CARV is not quantum safe in its current form. This is not a criticism specific to CARV — it applies to the entire EVM-compatible ecosystem and most of the top 100 tokens by market cap. The project's cryptographic exposure comes primarily from inheriting ECDSA at the wallet layer and, to a lesser extent, from elliptic-curve-based zk-SNARK components if used in its data attestation stack.

The risk is not immediate for most holders because Q-day remains years away by the most credible estimates. However, the store-now, decrypt-later threat model means that *current on-chain data* is what a sophisticated adversary would harvest today. Long-term holders with historical signing activity already have their public keys permanently archived on-chain.

Migration paths exist — at the Ethereum base layer through account abstraction and native PQC opcodes, and at the application layer through zk-STARK adoption for verification. CARV has not yet published a formal roadmap for either. Holders and ecosystem participants who treat quantum resilience as a criterion for long-term asset selection should factor this gap into their analysis.

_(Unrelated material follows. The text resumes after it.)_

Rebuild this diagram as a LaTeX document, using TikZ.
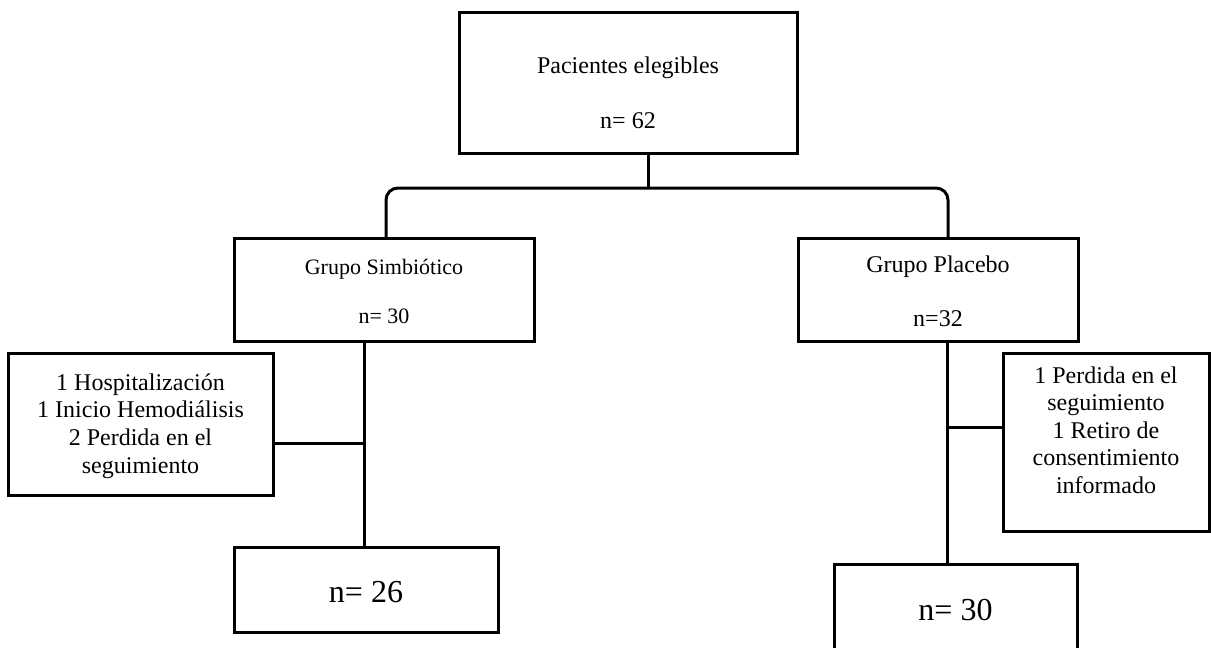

Frequently Asked Questions

Is CARV quantum safe right now?

No. CARV operates on Ethereum-compatible infrastructure secured by ECDSA (secp256k1), which is vulnerable to Shor's algorithm on a sufficiently powerful quantum computer. Neither CARV nor Ethereum has published a committed post-quantum migration timeline as of 2024.

What specific cryptographic algorithm makes CARV vulnerable to quantum attacks?

The primary vulnerability is ECDSA (Elliptic Curve Digital Signature Algorithm) used for wallet-level key management. Once a wallet signs a transaction, the public key is permanently on-chain and could be used to derive the private key using Shor's algorithm on a large-scale quantum computer.

When is Q-day expected to arrive?

Estimates vary. NIST and IBM project cryptographically relevant quantum computers may arrive somewhere between 2030 and 2040, though there is significant uncertainty. The more immediate concern is the 'store now, decrypt later' attack, where adversaries archive public keys today to decrypt them once quantum hardware matures.

Does CARV use any quantum-resistant technology in its protocol?

Potentially in part. If CARV's data attestation layer uses zk-STARKs (hash-based zero-knowledge proofs), that component has stronger quantum resilience than elliptic-curve-based zk-SNARKs. However, the wallet-level key management remains ECDSA-based and is not quantum resistant.

What is the difference between a lattice-based wallet and a standard ECDSA wallet?

A lattice-based wallet uses signature algorithms like CRYSTALS-Dilithium (ML-DSA), whose security rests on the hardness of mathematical lattice problems. Shor's algorithm cannot efficiently solve these, unlike the elliptic curve discrete logarithm problem that underlies ECDSA. A lattice-based wallet's private key remains undeducible even if a large-scale quantum computer becomes operational.

What can CARV holders do to reduce their quantum exposure today?

Practical steps include minimising the number of transactions signed from long-term holding addresses (to limit public key exposure), using fresh HD wallet addresses per transaction, monitoring Ethereum's account abstraction roadmap (which could enable PQC signature modules), and watching for hardware wallet vendors shipping post-quantum signature support.